Most importantly, communication processes are defined before they are needed. Teams do not invent procedures during emergencies. They rely on established workflows that have already been tested and refined.
This reduces uncertainty, improves coordination, and allows incident responders to focus their attention where it matters most.
Incident communication is a reliability practice
Many organizations view incident communication primarily as a customer support responsibility. While support teams certainly play an important role, communication is fundamentally a reliability concern.
Reliability is not simply about preventing failures. It is also about managing failures effectively when they occur.
When communication breaks down, customers lose confidence, support teams become overwhelmed, leadership loses visibility, and engineers struggle to maintain focus. Even if the technical issue is resolved quickly, the broader impact of the incident can persist long afterward.
Strong communication practices help organizations maintain trust, reduce operational friction, and improve the overall quality of incident response.
In that sense, communication is not separate from reliability. It is one of the mechanisms through which reliability is delivered.
Final thoughts
Most organizations invest heavily in detection.

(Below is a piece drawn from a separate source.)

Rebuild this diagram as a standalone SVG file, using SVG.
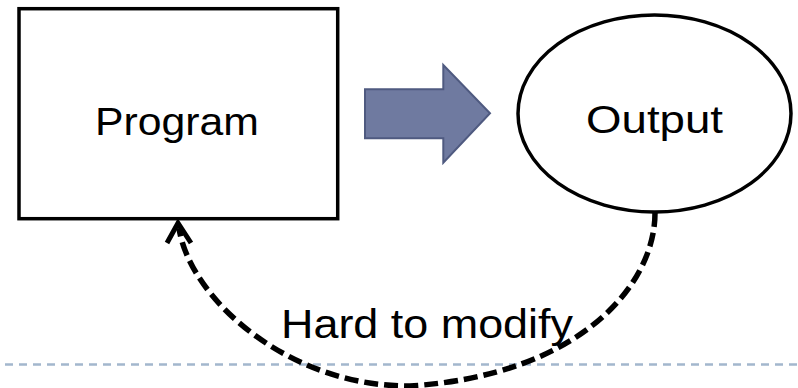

They deploy monitoring systems, observability platforms, dashboards, alerts, and automation designed to identify problems as quickly as possible.
Those investments are valuable, but they only address the beginning of the incident lifecycle.
The real challenge starts after the alert fires. Teams must coordinate investigations, communicate with stakeholders, manage customer expectations, and maintain focus under pressure. The effectiveness of those activities often determines whether an incident feels controlled or chaotic.
The organizations that consistently handle incidents well are not necessarily the ones that experience the fewest failures. They are the ones that communicate clearly when failures occur.
Customers can tolerate downtime. They can tolerate bugs. They can even tolerate mistakes.
What they struggle to tolerate is uncertainty.
And uncertainty is often the most expensive part of any incident.